Escalvado era o porto do Itajaí. A cidade havia sido fundada por Antonio Menezes de Vasconcelos Drummond. E ele era maçom – aliás, amigo mui próximo de José Bonifácio. Eis uma informação central: a maçonaria havia planejado e executado a fuga de Bento Gonçalves. A Revolução Farroupilha, assim como a Sabinada na Bahia, foram eventos de inspiração maçônica. É verdade que Drummond, em 1837, já não vivia em Itajaí. Mas é razoável supor que a cidade por ele fundada fosse ainda, poucos anos depois, um reduto da irmandade.
Há mais: os ascendentes de meu avô tinham “Bento Gonçalves” em seus nomes. É possível que isso seja coincidência, claro. Mas é intrigante que todos os descendentes de uma pobre família do Escalvado tivessem esse traço onomástico.
Finalmente, há o testemunho de meu avô. Das várias conversas que tivemos sobre isso, eu me lembro de vários detalhes – e de nenhuma contradição. Meu avô, aliás, sempre encarnou – aos meus olhos, ao menos – o personagem de Bento Gonçalves pintado por José de Alencar. Um e outro, meu avô e o personagem, com a mesma coragem, o mesmo furor, a mesma rigidez. Ambos apaixonados por seus projetos. E ambos, ao realizá-los, implacáveis.
Enfim, eis a hipótese: Bento Gonçalves fugiu de barco da Bahia, atracou no Porto da então jovem cidade de forte inclinação maçônicana e ali conheceu minha ancestral. Eles conceberam um filho jamais reconhecido pelo pai. Mas sua paternidade foi enfaticamente revelada à comunidade, que viu toda a descendência de minha ancestral levar o nome do grande “herói” farroupilha.
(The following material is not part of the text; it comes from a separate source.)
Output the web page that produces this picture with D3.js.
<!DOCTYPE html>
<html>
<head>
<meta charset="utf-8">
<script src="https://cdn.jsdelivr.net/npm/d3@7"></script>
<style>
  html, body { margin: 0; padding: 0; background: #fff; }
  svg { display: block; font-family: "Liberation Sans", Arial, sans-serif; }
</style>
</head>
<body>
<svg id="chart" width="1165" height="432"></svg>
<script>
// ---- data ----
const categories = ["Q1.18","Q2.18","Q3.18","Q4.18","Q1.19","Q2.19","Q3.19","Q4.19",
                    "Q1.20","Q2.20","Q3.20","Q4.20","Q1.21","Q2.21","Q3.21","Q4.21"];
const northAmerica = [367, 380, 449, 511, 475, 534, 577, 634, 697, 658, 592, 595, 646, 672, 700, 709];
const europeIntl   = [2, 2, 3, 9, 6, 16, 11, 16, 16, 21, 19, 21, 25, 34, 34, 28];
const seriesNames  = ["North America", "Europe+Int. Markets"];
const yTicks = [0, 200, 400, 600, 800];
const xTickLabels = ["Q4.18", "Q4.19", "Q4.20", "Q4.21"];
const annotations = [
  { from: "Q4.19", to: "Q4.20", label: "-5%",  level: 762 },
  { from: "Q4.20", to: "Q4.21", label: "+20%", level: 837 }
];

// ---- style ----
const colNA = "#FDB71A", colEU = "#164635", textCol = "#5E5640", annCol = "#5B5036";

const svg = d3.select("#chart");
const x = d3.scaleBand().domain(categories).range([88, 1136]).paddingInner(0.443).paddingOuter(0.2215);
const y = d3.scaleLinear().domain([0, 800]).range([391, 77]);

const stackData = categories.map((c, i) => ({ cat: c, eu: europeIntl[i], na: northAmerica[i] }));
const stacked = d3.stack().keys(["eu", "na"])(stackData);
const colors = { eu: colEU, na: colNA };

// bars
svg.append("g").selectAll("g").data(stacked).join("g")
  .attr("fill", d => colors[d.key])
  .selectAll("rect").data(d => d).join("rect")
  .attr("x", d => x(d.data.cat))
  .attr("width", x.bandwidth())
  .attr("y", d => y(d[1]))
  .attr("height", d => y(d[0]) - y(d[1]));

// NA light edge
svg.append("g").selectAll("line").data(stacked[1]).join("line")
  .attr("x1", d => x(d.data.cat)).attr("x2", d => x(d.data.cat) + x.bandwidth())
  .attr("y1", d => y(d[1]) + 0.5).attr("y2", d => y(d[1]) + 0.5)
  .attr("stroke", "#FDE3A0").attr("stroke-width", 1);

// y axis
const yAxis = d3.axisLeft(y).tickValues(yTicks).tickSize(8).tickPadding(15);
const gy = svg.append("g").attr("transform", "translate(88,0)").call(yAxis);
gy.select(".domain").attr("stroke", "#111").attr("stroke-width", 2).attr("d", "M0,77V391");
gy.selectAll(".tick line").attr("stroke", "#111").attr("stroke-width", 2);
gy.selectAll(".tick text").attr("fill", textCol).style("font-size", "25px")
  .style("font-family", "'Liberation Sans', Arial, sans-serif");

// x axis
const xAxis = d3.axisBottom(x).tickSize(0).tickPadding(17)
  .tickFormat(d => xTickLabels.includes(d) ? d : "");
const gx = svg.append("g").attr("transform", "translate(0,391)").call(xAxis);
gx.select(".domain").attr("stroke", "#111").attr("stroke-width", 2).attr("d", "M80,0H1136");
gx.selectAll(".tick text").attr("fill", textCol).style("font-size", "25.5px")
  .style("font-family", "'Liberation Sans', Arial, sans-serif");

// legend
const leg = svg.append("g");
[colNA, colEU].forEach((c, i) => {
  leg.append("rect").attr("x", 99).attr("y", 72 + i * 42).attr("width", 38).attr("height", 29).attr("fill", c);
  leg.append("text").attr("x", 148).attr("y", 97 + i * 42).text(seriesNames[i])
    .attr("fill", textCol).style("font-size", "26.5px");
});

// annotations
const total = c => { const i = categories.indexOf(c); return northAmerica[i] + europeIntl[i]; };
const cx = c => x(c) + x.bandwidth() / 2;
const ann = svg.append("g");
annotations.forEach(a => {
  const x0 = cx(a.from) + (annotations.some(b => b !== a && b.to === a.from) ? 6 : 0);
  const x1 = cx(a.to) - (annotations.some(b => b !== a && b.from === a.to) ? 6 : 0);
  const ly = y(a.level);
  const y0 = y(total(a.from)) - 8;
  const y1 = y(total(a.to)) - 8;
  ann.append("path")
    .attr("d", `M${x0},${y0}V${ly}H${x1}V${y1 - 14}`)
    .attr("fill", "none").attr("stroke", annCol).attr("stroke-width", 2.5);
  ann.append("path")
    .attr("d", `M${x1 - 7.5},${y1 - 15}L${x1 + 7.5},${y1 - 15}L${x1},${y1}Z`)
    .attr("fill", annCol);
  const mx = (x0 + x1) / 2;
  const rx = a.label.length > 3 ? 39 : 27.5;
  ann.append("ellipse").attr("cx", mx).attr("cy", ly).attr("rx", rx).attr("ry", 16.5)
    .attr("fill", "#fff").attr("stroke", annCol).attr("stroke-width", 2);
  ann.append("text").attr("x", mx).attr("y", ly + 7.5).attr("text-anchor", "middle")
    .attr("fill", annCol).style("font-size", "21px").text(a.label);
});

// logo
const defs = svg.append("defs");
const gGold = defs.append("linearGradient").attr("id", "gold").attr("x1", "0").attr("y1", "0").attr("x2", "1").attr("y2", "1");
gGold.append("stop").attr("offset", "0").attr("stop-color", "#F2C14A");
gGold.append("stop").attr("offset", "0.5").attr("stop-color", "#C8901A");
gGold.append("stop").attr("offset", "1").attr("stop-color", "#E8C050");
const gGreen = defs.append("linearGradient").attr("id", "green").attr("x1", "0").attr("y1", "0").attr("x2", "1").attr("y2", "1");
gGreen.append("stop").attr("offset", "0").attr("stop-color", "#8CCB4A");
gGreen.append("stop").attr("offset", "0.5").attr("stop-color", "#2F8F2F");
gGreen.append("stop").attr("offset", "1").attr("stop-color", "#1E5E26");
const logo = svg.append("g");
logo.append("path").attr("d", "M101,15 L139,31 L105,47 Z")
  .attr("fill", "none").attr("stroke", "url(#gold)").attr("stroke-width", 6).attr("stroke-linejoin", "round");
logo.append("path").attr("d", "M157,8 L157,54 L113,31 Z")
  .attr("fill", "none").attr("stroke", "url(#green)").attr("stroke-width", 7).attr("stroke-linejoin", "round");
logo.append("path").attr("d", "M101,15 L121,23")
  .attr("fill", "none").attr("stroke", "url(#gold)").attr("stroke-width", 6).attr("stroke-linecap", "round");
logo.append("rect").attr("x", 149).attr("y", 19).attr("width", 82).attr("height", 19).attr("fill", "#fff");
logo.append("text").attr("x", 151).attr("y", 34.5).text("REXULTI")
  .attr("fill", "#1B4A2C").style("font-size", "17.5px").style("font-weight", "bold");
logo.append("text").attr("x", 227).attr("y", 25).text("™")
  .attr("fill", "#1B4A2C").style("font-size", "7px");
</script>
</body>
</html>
A cadeia de registros civis não atesta a hipótese. Não é conhecido o registro do bisavô de meu avô, possível filho de Bento. Essa lacuna não pode ser preenchida. A história, ao ser revelada (ou feita), terá que ser suposta. Talvez uma historiografia mais rigorosa julgue a hipótese de meu avô delirante. Reconheço sinceramente que toda essa história (ou estória) flutua no ar.
Como quem flutua, ontem estive no Escalvado. Pela primeira vez. Dirigi pela estrada à beira da última curva do rio, onde deve ter sido o primeiro porto. Fui até a antiquíssima casa perto da igrejinha. Subi o morro donde se veem as últimas léguas do Itajaí, por onde Bento Gonçalves talvez tenha navegado.
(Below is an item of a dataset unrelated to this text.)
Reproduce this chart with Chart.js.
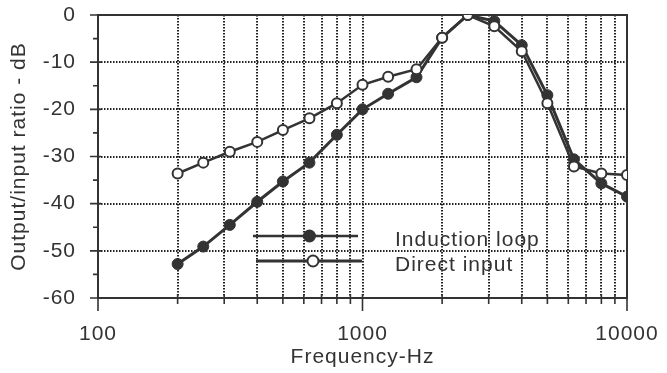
<!DOCTYPE html>
<html>
<head>
<meta charset="utf-8">
<script src="https://cdn.jsdelivr.net/npm/chart.js@4.4.1/dist/chart.umd.min.js"></script>
<style>
  html, body { margin: 0; padding: 0; background: #fff; }
  #wrap { width: 667px; height: 373px; }
</style>
</head>
<body>
<div id="wrap"><canvas id="chart" width="667" height="373"></canvas></div>
<script>
// ── Data ───────────────────────────────────────────────────────────
const freqs         = [200, 250, 315, 400, 500, 630, 800, 1000, 1250, 1600, 2000, 2500, 3150, 4000, 5000, 6300, 8000, 10000];
const inductionLoop = [-52.8, -49.1, -44.5, -39.6, -35.3, -31.3, -25.4, -20.0, -16.7, -13.2, -4.8, 0, -1.3, -6.4, -17.0, -30.6, -35.7, -38.5];
const directInput   = [-33.6, -31.3, -29.0, -26.9, -24.4, -21.9, -18.7, -14.8, -13.1, -11.5, -4.8, 0, -2.4, -7.7, -18.7, -32.1, -33.6, -33.9];

const xTicks      = [100, 200, 300, 400, 500, 600, 700, 800, 900, 1000, 2000, 3000, 4000, 5000, 6000, 7000, 8000, 9000, 10000];
const xLabels     = [100, 1000, 10000];
const yTicks      = [0, -10, -20, -30, -40, -50, -60];
const yMinorTicks = [-5, -15, -25, -35, -45, -55];
const seriesNames = ['Induction loop', 'Direct input'];

const INK  = '#333333';
const GRID = '#222222';
const FONT = '"Liberation Sans", Arial, Helvetica, sans-serif';

// ── Plugins ────────────────────────────────────────────────────────
// letter spacing for the old-Mac Helvetica look (canvas resets it on resize)
const spacing = {
  id: 'spacing',
  beforeUpdate: (chart) => { chart.ctx.letterSpacing = '1px'; },
  beforeDraw:   (chart) => { chart.ctx.letterSpacing = '1px'; },
};

// frame + tick marks crossing the axes
const frame = {
  id: 'frame',
  beforeDatasetsDraw(chart) {
    const { ctx, chartArea: a, scales: { x, y } } = chart;
    ctx.save();
    ctx.strokeStyle = INK;
    ctx.lineWidth = 2;
    ctx.strokeRect(a.left, a.top, a.right - a.left, a.bottom - a.top);
    ctx.lineWidth = 1.6;
    ctx.beginPath();
    xTicks.forEach(v => {
      const px = x.getPixelForValue(v);
      const long = xLabels.includes(v);
      ctx.moveTo(px, a.bottom - 4);
      ctx.lineTo(px, a.bottom + (long ? 13 : 6));
    });
    yTicks.forEach(v => {
      const py = y.getPixelForValue(v);
      ctx.moveTo(a.left - 8, py);
      ctx.lineTo(a.left + 3, py);
    });
    yMinorTicks.forEach(v => {
      const py = y.getPixelForValue(v);
      ctx.moveTo(a.left - 5, py);
      ctx.lineTo(a.left, py);
    });
    ctx.stroke();
    ctx.restore();
  }
};

// legend drawn inside the plot, long line with marker in the middle
const insideLegend = {
  id: 'insideLegend',
  afterDatasetsDraw(chart) {
    const { ctx, chartArea: a } = chart;
    const rows = [
      { x0: a.left + 155, x1: a.left + 260, y: a.top + 221, filled: true,  lw: 2.5 },
      { x0: a.left + 158, x1: a.left + 264, y: a.top + 246, filled: false, lw: 3 },
    ];
    ctx.save();
    ctx.letterSpacing = '1px';
    rows.forEach((r, i) => {
      ctx.strokeStyle = INK;
      ctx.lineWidth = r.lw;
      ctx.beginPath();
      ctx.moveTo(r.x0, r.y);
      ctx.lineTo(r.x1, r.y);
      ctx.stroke();
      const mx = (r.x0 + r.x1) / 2 + 4;
      ctx.beginPath();
      ctx.arc(mx, r.y, 5.5, 0, Math.PI * 2);
      ctx.fillStyle = r.filled ? INK : '#fff';
      ctx.fill();
      ctx.lineWidth = 2;
      ctx.stroke();
      ctx.fillStyle = INK;
      ctx.font = `21px ${FONT}`;
      ctx.textBaseline = 'alphabetic';
      ctx.fillText(seriesNames[i], a.left + 297, r.y + 10 + i * -0.5);
    });
    ctx.restore();
  }
};

const noPad = (s) => { s.paddingTop = 0; s.paddingBottom = 0; s.paddingLeft = 0; s.paddingRight = 0; };

// ── Chart ──────────────────────────────────────────────────────────
const points = (vals) => freqs.map((f, i) => ({ x: f, y: vals[i] }));

new Chart(document.getElementById('chart'), {
  type: 'line',
  data: {
    datasets: [
      {
        label: seriesNames[0],
        data: points(inductionLoop),
        borderColor: INK,
        borderWidth: 3,
        pointRadius: 5.5,
        pointBackgroundColor: INK,
        pointBorderColor: INK,
        pointBorderWidth: 1,
        tension: 0,
        order: 2,
      },
      {
        label: seriesNames[1],
        data: points(directInput),
        borderColor: INK,
        borderWidth: 2.5,
        pointRadius: 5,
        pointBackgroundColor: '#fff',
        pointBorderColor: INK,
        pointBorderWidth: 2,
        tension: 0,
        order: 1,
      }
    ]
  },
  options: {
    responsive: false,
    animation: false,
    events: [],
    layout: { padding: { top: 15, right: 40, left: 0, bottom: 0 } },
    plugins: {
      legend: { display: false },
      tooltip: { enabled: false },
    },
    scales: {
      x: {
        type: 'logarithmic',
        min: 100,
        max: 10000,
        afterBuildTicks: (s) => { s.ticks = xTicks.map(v => ({ value: v })); },
        afterFit: (s) => { s.height = 75; noPad(s); },
        border: { display: false, dash: [1.5, 1.5] },
        grid: {
          drawTicks: false,
          lineWidth: 2,
          color: (c) => (c.tick && (c.tick.value === 100 || c.tick.value === 10000)) ? 'rgba(0,0,0,0)' : GRID,
        },
        ticks: {
          autoSkip: false,
          maxRotation: 0,
          padding: 24,
          color: INK,
          font: { family: FONT, size: 21 },
          callback: (v) => xLabels.includes(v) ? String(v) : '',
        },
        title: {
          display: true,
          text: 'Frequency-Hz',
          color: INK,
          font: { family: FONT, size: 21 },
          padding: { top: 0, bottom: 3 },
        },
      },
      y: {
        min: -60,
        max: 0,
        afterBuildTicks: (s) => { s.ticks = yTicks.map(v => ({ value: v })); },
        afterFit: (s) => { s.width = 98; noPad(s); },
        border: { display: false, dash: [1.5, 1.5] },
        grid: {
          drawTicks: false,
          lineWidth: 2,
          color: (c) => (c.tick && (c.tick.value === 0 || c.tick.value === -60)) ? 'rgba(0,0,0,0)' : GRID,
        },
        ticks: {
          padding: 22,
          color: INK,
          font: { family: FONT, size: 21 },
        },
        title: {
          display: true,
          text: 'Output/input ratio - dB',
          color: INK,
          font: { family: FONT, size: 21 },
          padding: { top: 7, bottom: 0 },
        },
      }
    }
  },
  plugins: [spacing, frame, insideLegend]
});
</script>
</body>
</html>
Talvez. Honestamente, esta dúvida não me aflige. Apenas lamento não poder ter feito esse passeio de ontem com meu avô, com quem convivi por tanto tempo. Lamento ter perdido essa magnífica oportunidade. Ele então talvez me desse as pistas que hoje não fui capaz de encontrar. Ou me revelasse, após um sorriso maroto, que tudo isso não passa de mais um de seus deboches. Ou, lembrando de seu avô, Marcelino Bento Gonçalves, apenas chorasse. Teria sido um momento luminoso. E teríamos, em qualquer caso, feito história.